The NGO leader who ran most of the show (led the discussions and decided the deserving recipients of the prizes – shirts, hats, condoms) was already an acquaintance. I knew a popular DJ in town to do the sound (handsome and charming, and in line to become village chief). My Togolese friend and I invited the appropriate community leaders (I had to open the campaign with a slow dance with the mayor). A photographer friend of mine was asked to document the dance (which unfortunately turned me into a bit of a prop…everyone wanted a photo with the 'tubab'). The publicity included the radio broadcast and word of mouth, really the most effective communication tool. My close friends spread the word that “Aminata was having a dance” and within 24 hours I think every youth in town knew about it. What made me feel so good was that all my effort that had gone into integrating into my community the last 8 months, made this little task incredibly easy. I had already established relationships with most everyone involved.
Lastly, I often hang out with a group of friends that act as community peer educators. This means they’ve attended a conference on HIV/AIDS or family planning, for example, and then are encouraged to instigate discussions amongst groups of friends, perhaps 10 times a month, on the subject. This might be a little hard to imagine without a conception of Malian social life. As I’ve mentioned before, Malians are always taking tea together. In city life, everyone is part of a ‘gren’ or social group/clique. This is usual a group of people they have grown up with and they share tea with everyday. The idea is that one can share and have very open discussions with their ‘grens.’ It’s not appropriate to frequent other grens often; better to remain faithful to the original. Every gren even has a name (Mal vie ‘The Bad Life’, Brooklyn City, etc). People can be identified by naming their gren (eg. 'you know Mohamed?' 'Which Mohamed?' 'Mohamed Coulibaly' 'Which Mohamed Coulibaly?' '...of Mal vie.' 'Oh, yeah').
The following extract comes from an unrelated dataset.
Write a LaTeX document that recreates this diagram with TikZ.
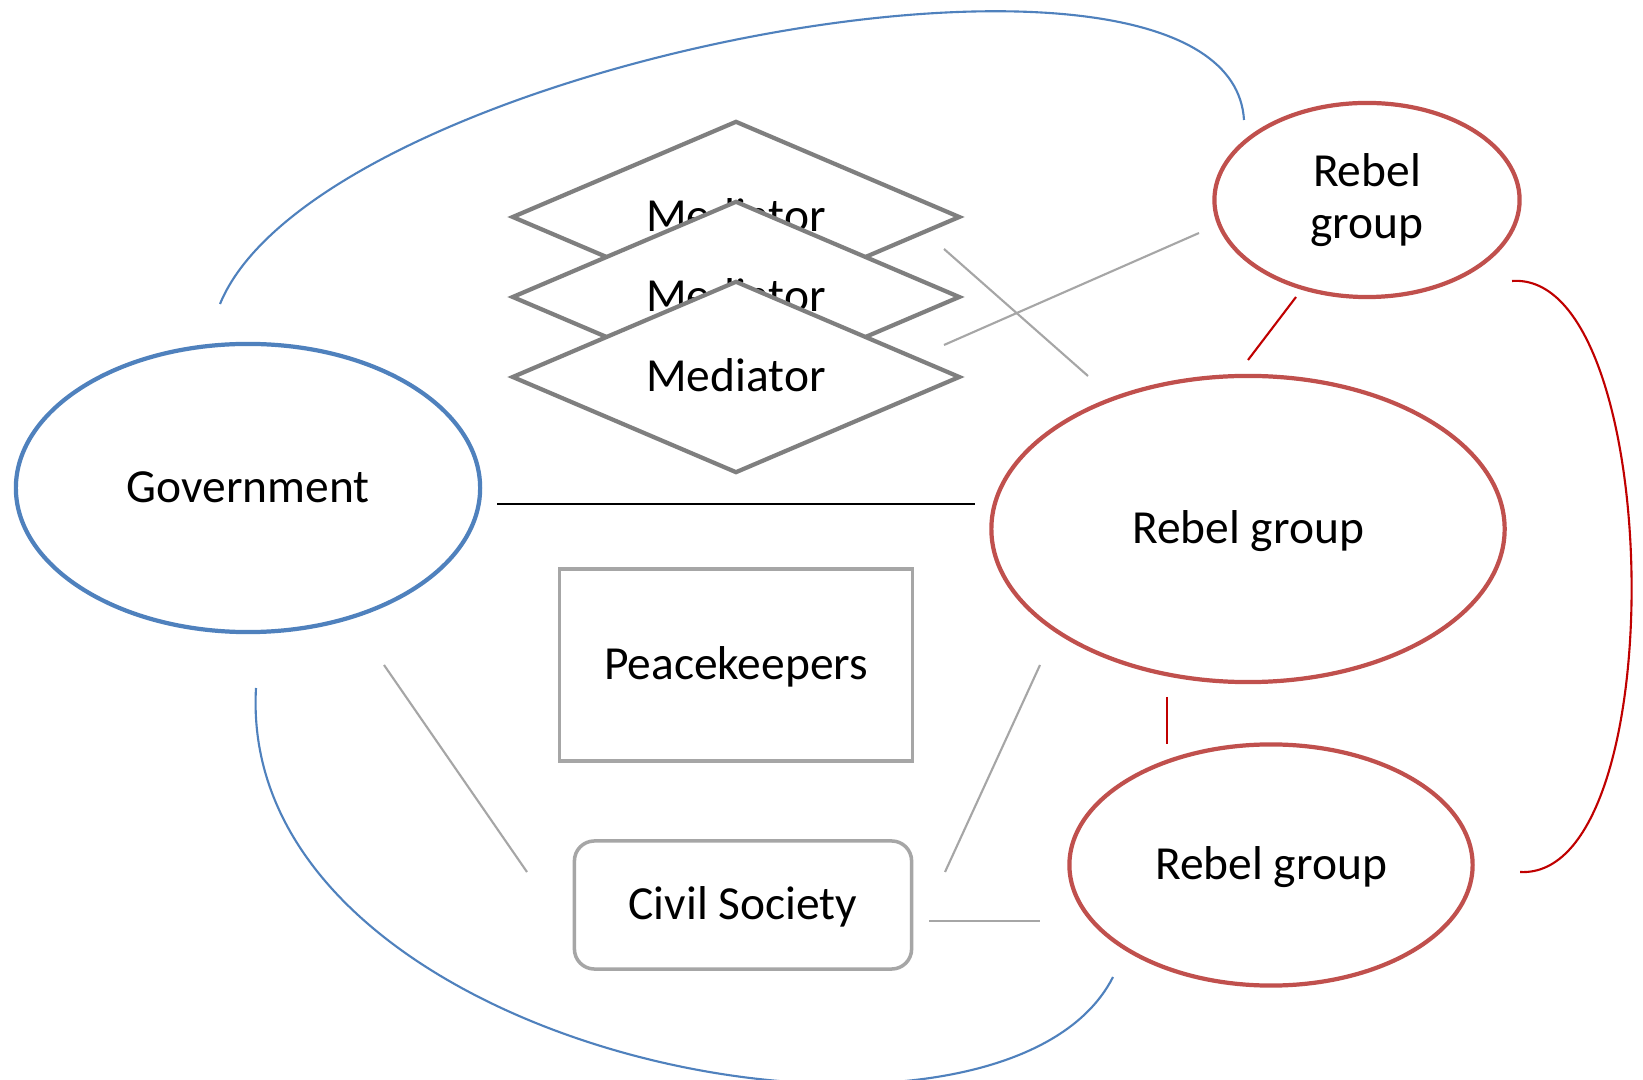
\documentclass[tikz,border=0pt]{standalone}
\usepackage{fontspec}
\setmainfont{Carlito}
\usetikzlibrary{shapes.geometric}
\definecolor{govblue}{HTML}{4F81BD}
\definecolor{rebred}{HTML}{C0504D}
\definecolor{linkred}{HTML}{C00000}
\definecolor{medgray}{HTML}{7F7F7F}
\definecolor{boxgray}{HTML}{A6A6A6}

\begin{document}
\begin{tikzpicture}[x=0.01cm,y=-0.01cm,font=\fontsize{13.5}{14.7}\selectfont,
    one line/.style={text height=11.2pt,text depth=3pt}]
  \useasboundingbox[fill=white] (0,0) rectangle (1643,1080);

  % actors
  \begin{scope}[every node/.style={ellipse,line width=1.2pt,draw,fill=white,align=center,inner sep=0pt}]
      \node[draw=govblue,one line,minimum width=4.64cm,minimum height=2.88cm] (g) at (248,488) {Government};

      \node[draw=rebred,minimum width=3.05cm,minimum height=1.94cm] (r1) at (1367,200) {Rebel\\group};
      \node[draw=rebred,one line,minimum width=5.13cm,minimum height=3.06cm] (r2) at (1248,529) {Rebel group};
      \node[draw=rebred,one line,minimum width=4.03cm,minimum height=2.41cm] (r3) at (1271,865) {Rebel group};
  \end{scope}

  % third parties
  \begin{scope}[every node/.style={diamond,aspect=2.33,draw=medgray,line width=1.2pt,fill=white,inner sep=0pt,one line,minimum width=4.48cm,minimum height=1.92cm}]
      \node (m1) at (736,217) {Mediator};
      \node (m2) at (736,297) {Mediator};
      \node (m3) at (736,377) {Mediator};
  \end{scope}

  \begin{scope}[every node/.style={draw=boxgray,line width=1pt,fill=white,inner sep=0pt,one line}]
      \node[rectangle,minimum width=3.53cm,minimum height=1.92cm] (pk) at (736,665) {Peacekeepers};
      \node[rectangle,rounded corners=0.2cm,minimum width=3.37cm,minimum height=1.28cm] (cs) at (743,905) {Civil Society};
  \end{scope}

  % free ends of the links
  \coordinate (g1) at (497,504);   \coordinate (r2a) at (975,504);
  \coordinate (m1a) at (944,249);  \coordinate (r2b) at (1088,376);
  \coordinate (m2a) at (944,345);  \coordinate (r1a) at (1199,233);
  \coordinate (g2) at (384,665);   \coordinate (cs1) at (527,872);
  \coordinate (r2c) at (1040,665); \coordinate (cs2) at (945,872);
  \coordinate (cs3) at (929,921);  \coordinate (r3a) at (1040,921);
  \coordinate (r1b) at (1296,297); \coordinate (r2d) at (1248,360);
  \coordinate (r2e) at (1167,697); \coordinate (r3b) at (1167,744);
  \coordinate (r1c) at (1512,281); \coordinate (r3c) at (1520,872);
  \coordinate (g3) at (220,304);   \coordinate (r1d) at (1244,120);
  \coordinate (g4) at (256,688);   \coordinate (r3d) at (1113,977);

  \tikzset{main link/.style={black, line width=0.8pt}}
  \tikzset{gray link/.style={boxgray, line width=0.6pt}}
  \tikzset{red link/.style={linkred, line width=0.6pt}}
  \tikzset{blue link/.style={govblue, line width=0.6pt}}

  \draw[main link] (g1) -- (r2a);

  \draw[gray link] (m1a) -- (r2b);
  \draw[gray link] (m2a) -- (r1a);
  \draw[gray link] (g2) -- (cs1);
  \draw[gray link] (r2c) -- (cs2);
  \draw[gray link] (cs3) -- (r3a);

  \draw[red link] (r1b) -- (r2d);
  \draw[red link] (r2e) -- (r3b);
  \draw[red link] (r1c) .. controls (1665,270) and (1675,880) .. (r3c);

  \draw[blue link] (g3) .. controls (320,60) and (1230,-110) .. (r1d);
  \draw[blue link] (g4) .. controls (235,1060) and (1000,1200) .. (r3d);

\end{tikzpicture}
\end{document}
So, here in Mali, many NGO’s often form community peer educators and train them to target 'grens' to spread their messages amongst the youth. Again, since there are no jobs and people generally just chat over tea all day, this is a seemingly effective technique. I used to wonder what motivates a peer educator to do his or her job. Sometimes there are some very minor monetary rewards. More likely, one hopes their bit of volunteer work will help them land an NGO job down the road. But, I honestly believe, and of course this is completely my own speculation, that a large motive is simply to have a sense of purpose. For me, people are not just floundering to make ends meet, they are floundering for a 'raison d'être.' I can see the pride people have in saying they are a peer educator and have been trained in this and that. My main issue I can raise with this grassroots technique to behavior change is that it neglects females. NGO’s are well rehearsed in gender issues relative to development. They’ll make sure to have an equal amount of trained female peer educators. But, grens are almost always all male. Women just don’t seem to form social groups and take tea together to the same extent men do (probably because they are occupied with the foyer/household).
A bit of a digression there...so...the one particular 'gren' I spend many afternoons with happens to be peer educators in family planning and HIV/AIDS so they were more than happy to come present their NGO and do a little sketch at the campaign I helped organize. It was a small project, just a one-day event. I believe 300 people or so turned up. A fellow Peace Corps friend was there and wowed the crowd with her fluency in Bambara. I think the messages in relation to HIV/AIDS translated effectively and in an entertaining way. How couldn’t a white girl walking around with a silver platter of condoms not bring a laugh? The only problem I face now is everyone asking me for condoms! I’ve even had some uppity, imploring high school boys coming by my house close to midnight. By the way, in my town I know people can afford them..a packet of four condoms costs less than twenty cents. And even the students who really have no money still manage to find some change for cigarettes on a daily basis, so they can do the same with condoms, if they fully understand the responsibility they have.